**** Information shown

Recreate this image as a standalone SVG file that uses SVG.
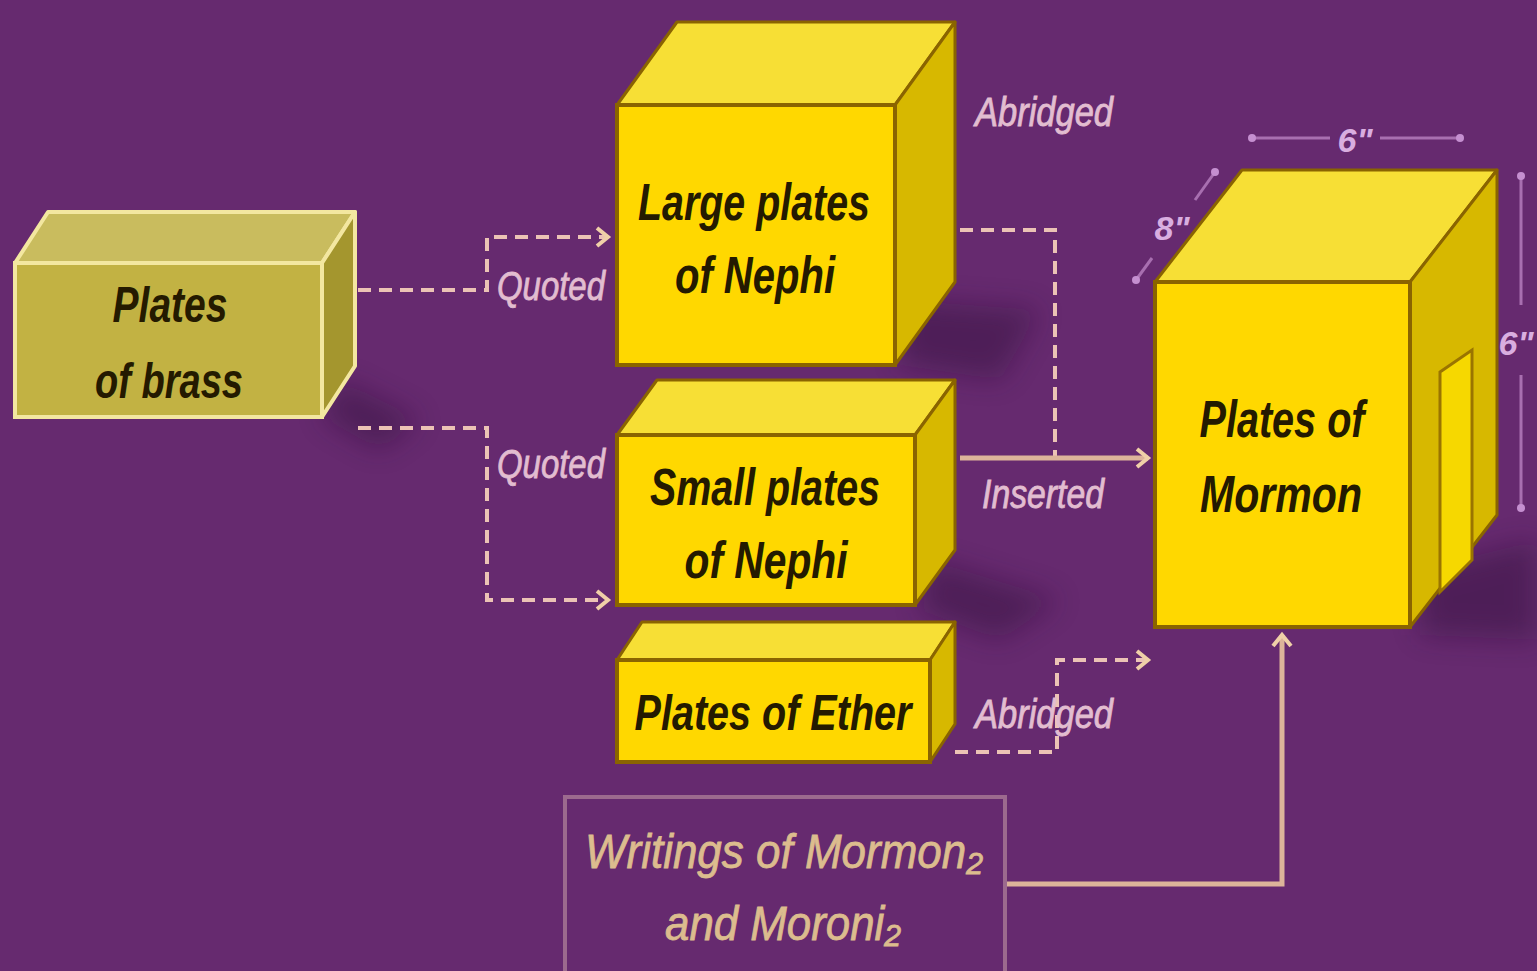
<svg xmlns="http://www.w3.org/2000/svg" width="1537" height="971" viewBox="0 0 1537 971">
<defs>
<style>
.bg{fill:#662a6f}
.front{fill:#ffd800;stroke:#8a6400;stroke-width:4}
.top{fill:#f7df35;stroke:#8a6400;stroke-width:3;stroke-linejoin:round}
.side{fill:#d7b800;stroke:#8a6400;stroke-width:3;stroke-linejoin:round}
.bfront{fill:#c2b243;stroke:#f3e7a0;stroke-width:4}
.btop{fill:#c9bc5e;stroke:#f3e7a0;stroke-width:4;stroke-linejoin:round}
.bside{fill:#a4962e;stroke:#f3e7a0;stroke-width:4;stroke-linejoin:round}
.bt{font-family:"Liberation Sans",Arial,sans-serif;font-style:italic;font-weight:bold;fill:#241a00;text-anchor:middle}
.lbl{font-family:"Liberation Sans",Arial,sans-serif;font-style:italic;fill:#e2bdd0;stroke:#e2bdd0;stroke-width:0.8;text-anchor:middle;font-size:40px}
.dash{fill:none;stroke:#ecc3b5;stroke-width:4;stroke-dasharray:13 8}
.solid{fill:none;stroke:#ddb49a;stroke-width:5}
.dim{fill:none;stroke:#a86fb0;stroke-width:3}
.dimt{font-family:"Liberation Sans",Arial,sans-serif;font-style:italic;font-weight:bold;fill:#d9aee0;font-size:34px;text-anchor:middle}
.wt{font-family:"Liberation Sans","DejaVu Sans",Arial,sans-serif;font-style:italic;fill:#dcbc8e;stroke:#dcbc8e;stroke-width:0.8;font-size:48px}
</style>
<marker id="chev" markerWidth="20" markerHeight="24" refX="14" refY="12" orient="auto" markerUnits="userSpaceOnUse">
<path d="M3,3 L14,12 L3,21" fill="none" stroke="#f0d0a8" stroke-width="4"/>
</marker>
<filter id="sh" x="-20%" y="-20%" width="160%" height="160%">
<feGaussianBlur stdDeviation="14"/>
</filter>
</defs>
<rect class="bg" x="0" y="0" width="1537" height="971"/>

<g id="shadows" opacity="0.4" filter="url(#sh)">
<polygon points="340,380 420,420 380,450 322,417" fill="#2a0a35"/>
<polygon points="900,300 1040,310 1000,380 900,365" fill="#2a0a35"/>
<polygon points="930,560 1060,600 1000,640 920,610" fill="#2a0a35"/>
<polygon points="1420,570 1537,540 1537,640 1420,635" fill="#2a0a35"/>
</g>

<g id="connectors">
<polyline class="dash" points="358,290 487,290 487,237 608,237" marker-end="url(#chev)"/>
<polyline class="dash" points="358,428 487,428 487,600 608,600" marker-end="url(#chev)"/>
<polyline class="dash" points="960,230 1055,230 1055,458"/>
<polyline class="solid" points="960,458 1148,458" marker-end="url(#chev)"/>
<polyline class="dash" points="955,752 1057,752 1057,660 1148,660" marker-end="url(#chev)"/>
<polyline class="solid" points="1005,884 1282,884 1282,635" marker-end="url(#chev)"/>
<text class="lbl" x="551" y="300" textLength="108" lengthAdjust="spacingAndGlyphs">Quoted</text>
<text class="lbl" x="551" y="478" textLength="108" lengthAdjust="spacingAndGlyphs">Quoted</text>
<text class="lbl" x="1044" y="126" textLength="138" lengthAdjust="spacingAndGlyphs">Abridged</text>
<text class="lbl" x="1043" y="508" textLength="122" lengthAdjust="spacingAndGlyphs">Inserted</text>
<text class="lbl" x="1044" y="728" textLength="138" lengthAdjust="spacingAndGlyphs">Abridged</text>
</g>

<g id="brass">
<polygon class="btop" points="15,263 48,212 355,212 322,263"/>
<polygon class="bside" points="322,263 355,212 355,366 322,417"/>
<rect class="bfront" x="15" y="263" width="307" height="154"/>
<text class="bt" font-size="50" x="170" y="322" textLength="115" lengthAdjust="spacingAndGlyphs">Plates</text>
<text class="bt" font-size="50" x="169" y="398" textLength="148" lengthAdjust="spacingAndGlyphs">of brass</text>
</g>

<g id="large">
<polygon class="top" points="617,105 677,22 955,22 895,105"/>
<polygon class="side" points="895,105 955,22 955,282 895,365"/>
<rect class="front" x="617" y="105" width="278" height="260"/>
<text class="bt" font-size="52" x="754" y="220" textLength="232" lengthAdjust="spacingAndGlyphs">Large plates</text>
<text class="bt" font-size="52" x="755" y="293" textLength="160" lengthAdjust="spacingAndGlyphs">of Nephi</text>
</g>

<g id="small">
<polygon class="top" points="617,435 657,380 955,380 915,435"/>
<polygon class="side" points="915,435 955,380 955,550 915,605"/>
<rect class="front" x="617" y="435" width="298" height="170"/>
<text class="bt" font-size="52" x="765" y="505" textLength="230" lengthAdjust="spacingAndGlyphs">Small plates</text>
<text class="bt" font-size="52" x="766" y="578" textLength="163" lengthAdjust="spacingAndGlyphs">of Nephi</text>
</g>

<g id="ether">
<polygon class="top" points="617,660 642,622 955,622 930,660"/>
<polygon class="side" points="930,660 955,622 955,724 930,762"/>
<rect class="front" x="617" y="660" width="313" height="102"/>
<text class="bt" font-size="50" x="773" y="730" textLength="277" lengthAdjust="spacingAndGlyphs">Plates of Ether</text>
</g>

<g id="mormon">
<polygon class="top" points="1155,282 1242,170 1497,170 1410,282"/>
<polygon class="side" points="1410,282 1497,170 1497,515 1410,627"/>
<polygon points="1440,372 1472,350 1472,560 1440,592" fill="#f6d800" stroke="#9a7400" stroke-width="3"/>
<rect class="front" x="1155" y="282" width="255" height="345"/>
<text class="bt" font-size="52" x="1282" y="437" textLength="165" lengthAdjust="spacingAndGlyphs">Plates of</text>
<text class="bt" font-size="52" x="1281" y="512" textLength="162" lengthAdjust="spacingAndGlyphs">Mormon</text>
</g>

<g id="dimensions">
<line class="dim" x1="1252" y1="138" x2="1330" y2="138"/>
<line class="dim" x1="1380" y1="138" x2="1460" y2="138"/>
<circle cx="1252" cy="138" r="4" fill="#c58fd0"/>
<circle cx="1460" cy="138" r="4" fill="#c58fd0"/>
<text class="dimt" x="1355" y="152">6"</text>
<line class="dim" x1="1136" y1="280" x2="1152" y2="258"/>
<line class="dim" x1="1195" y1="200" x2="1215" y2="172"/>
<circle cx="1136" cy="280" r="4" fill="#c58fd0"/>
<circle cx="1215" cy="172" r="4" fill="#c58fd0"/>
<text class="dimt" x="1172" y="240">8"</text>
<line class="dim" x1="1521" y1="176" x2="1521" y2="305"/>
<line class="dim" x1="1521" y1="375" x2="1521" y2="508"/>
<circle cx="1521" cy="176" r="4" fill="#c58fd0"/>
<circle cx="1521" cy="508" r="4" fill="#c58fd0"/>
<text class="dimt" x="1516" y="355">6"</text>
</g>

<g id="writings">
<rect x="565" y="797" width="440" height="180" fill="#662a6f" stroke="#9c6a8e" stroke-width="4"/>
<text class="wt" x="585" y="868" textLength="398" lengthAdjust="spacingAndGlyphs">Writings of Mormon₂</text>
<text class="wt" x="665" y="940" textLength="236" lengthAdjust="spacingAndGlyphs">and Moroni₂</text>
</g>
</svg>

********

# Written request
All the lines above are to be reproduced exactly, except the pictures.

# Exercise answer
Recreate this image as a standalone SVG file that uses SVG.
<svg xmlns="http://www.w3.org/2000/svg" width="1537" height="971" viewBox="0 0 1537 971">
<defs>
<style>
.bg{fill:#662a6f}
.front{fill:#ffd800;stroke:#8a6400;stroke-width:4}
.top{fill:#f7df35;stroke:#8a6400;stroke-width:3;stroke-linejoin:round}
.side{fill:#d7b800;stroke:#8a6400;stroke-width:3;stroke-linejoin:round}
.bfront{fill:#c2b243;stroke:#f3e7a0;stroke-width:4}
.btop{fill:#c9bc5e;stroke:#f3e7a0;stroke-width:4;stroke-linejoin:round}
.bside{fill:#a4962e;stroke:#f3e7a0;stroke-width:4;stroke-linejoin:round}
.bt{font-family:"Liberation Sans",Arial,sans-serif;font-style:italic;font-weight:bold;fill:#241a00;text-anchor:middle}
.lbl{font-family:"Liberation Sans",Arial,sans-serif;font-style:italic;fill:#e2bdd0;stroke:#e2bdd0;stroke-width:0.8;text-anchor:middle;font-size:40px}
.dash{fill:none;stroke:#ecc3b5;stroke-width:4;stroke-dasharray:13 8}
.solid{fill:none;stroke:#ddb49a;stroke-width:5}
.dim{fill:none;stroke:#a86fb0;stroke-width:3}
.dimt{font-family:"Liberation Sans",Arial,sans-serif;font-style:italic;font-weight:bold;fill:#d9aee0;font-size:34px;text-anchor:middle}
.wt{font-family:"Liberation Sans","DejaVu Sans",Arial,sans-serif;font-style:italic;fill:#dcbc8e;stroke:#dcbc8e;stroke-width:0.8;font-size:48px}
</style>
<marker id="chev" markerWidth="20" markerHeight="24" refX="14" refY="12" orient="auto" markerUnits="userSpaceOnUse">
<path d="M3,3 L14,12 L3,21" fill="none" stroke="#f0d0a8" stroke-width="4"/>
</marker>
<filter id="sh" x="-20%" y="-20%" width="160%" height="160%">
<feGaussianBlur stdDeviation="14"/>
</filter>
</defs>
<rect class="bg" x="0" y="0" width="1537" height="971"/>

<g id="shadows" opacity="0.4" filter="url(#sh)">
<polygon points="340,380 420,420 380,450 322,417" fill="#2a0a35"/>
<polygon points="900,300 1040,310 1000,380 900,365" fill="#2a0a35"/>
<polygon points="930,560 1060,600 1000,640 920,610" fill="#2a0a35"/>
<polygon points="1420,570 1537,540 1537,640 1420,635" fill="#2a0a35"/>
</g>

<g id="connectors">
<polyline class="dash" points="358,290 487,290 487,237 608,237" marker-end="url(#chev)"/>
<polyline class="dash" points="358,428 487,428 487,600 608,600" marker-end="url(#chev)"/>
<polyline class="dash" points="960,230 1055,230 1055,458"/>
<polyline class="solid" points="960,458 1148,458" marker-end="url(#chev)"/>
<polyline class="dash" points="955,752 1057,752 1057,660 1148,660" marker-end="url(#chev)"/>
<polyline class="solid" points="1005,884 1282,884 1282,635" marker-end="url(#chev)"/>
<text class="lbl" x="551" y="300" textLength="108" lengthAdjust="spacingAndGlyphs">Quoted</text>
<text class="lbl" x="551" y="478" textLength="108" lengthAdjust="spacingAndGlyphs">Quoted</text>
<text class="lbl" x="1044" y="126" textLength="138" lengthAdjust="spacingAndGlyphs">Abridged</text>
<text class="lbl" x="1043" y="508" textLength="122" lengthAdjust="spacingAndGlyphs">Inserted</text>
<text class="lbl" x="1044" y="728" textLength="138" lengthAdjust="spacingAndGlyphs">Abridged</text>
</g>

<g id="brass">
<polygon class="btop" points="15,263 48,212 355,212 322,263"/>
<polygon class="bside" points="322,263 355,212 355,366 322,417"/>
<rect class="bfront" x="15" y="263" width="307" height="154"/>
<text class="bt" font-size="50" x="170" y="322" textLength="115" lengthAdjust="spacingAndGlyphs">Plates</text>
<text class="bt" font-size="50" x="169" y="398" textLength="148" lengthAdjust="spacingAndGlyphs">of brass</text>
</g>

<g id="large">
<polygon class="top" points="617,105 677,22 955,22 895,105"/>
<polygon class="side" points="895,105 955,22 955,282 895,365"/>
<rect class="front" x="617" y="105" width="278" height="260"/>
<text class="bt" font-size="52" x="754" y="220" textLength="232" lengthAdjust="spacingAndGlyphs">Large plates</text>
<text class="bt" font-size="52" x="755" y="293" textLength="160" lengthAdjust="spacingAndGlyphs">of Nephi</text>
</g>

<g id="small">
<polygon class="top" points="617,435 657,380 955,380 915,435"/>
<polygon class="side" points="915,435 955,380 955,550 915,605"/>
<rect class="front" x="617" y="435" width="298" height="170"/>
<text class="bt" font-size="52" x="765" y="505" textLength="230" lengthAdjust="spacingAndGlyphs">Small plates</text>
<text class="bt" font-size="52" x="766" y="578" textLength="163" lengthAdjust="spacingAndGlyphs">of Nephi</text>
</g>

<g id="ether">
<polygon class="top" points="617,660 642,622 955,622 930,660"/>
<polygon class="side" points="930,660 955,622 955,724 930,762"/>
<rect class="front" x="617" y="660" width="313" height="102"/>
<text class="bt" font-size="50" x="773" y="730" textLength="277" lengthAdjust="spacingAndGlyphs">Plates of Ether</text>
</g>

<g id="mormon">
<polygon class="top" points="1155,282 1242,170 1497,170 1410,282"/>
<polygon class="side" points="1410,282 1497,170 1497,515 1410,627"/>
<polygon points="1440,372 1472,350 1472,560 1440,592" fill="#f6d800" stroke="#9a7400" stroke-width="3"/>
<rect class="front" x="1155" y="282" width="255" height="345"/>
<text class="bt" font-size="52" x="1282" y="437" textLength="165" lengthAdjust="spacingAndGlyphs">Plates of</text>
<text class="bt" font-size="52" x="1281" y="512" textLength="162" lengthAdjust="spacingAndGlyphs">Mormon</text>
</g>

<g id="dimensions">
<line class="dim" x1="1252" y1="138" x2="1330" y2="138"/>
<line class="dim" x1="1380" y1="138" x2="1460" y2="138"/>
<circle cx="1252" cy="138" r="4" fill="#c58fd0"/>
<circle cx="1460" cy="138" r="4" fill="#c58fd0"/>
<text class="dimt" x="1355" y="152">6"</text>
<line class="dim" x1="1136" y1="280" x2="1152" y2="258"/>
<line class="dim" x1="1195" y1="200" x2="1215" y2="172"/>
<circle cx="1136" cy="280" r="4" fill="#c58fd0"/>
<circle cx="1215" cy="172" r="4" fill="#c58fd0"/>
<text class="dimt" x="1172" y="240">8"</text>
<line class="dim" x1="1521" y1="176" x2="1521" y2="305"/>
<line class="dim" x1="1521" y1="375" x2="1521" y2="508"/>
<circle cx="1521" cy="176" r="4" fill="#c58fd0"/>
<circle cx="1521" cy="508" r="4" fill="#c58fd0"/>
<text class="dimt" x="1516" y="355">6"</text>
</g>

<g id="writings">
<rect x="565" y="797" width="440" height="180" fill="#662a6f" stroke="#9c6a8e" stroke-width="4"/>
<text class="wt" x="585" y="868" textLength="398" lengthAdjust="spacingAndGlyphs">Writings of Mormon₂</text>
<text class="wt" x="665" y="940" textLength="236" lengthAdjust="spacingAndGlyphs">and Moroni₂</text>
</g>
</svg>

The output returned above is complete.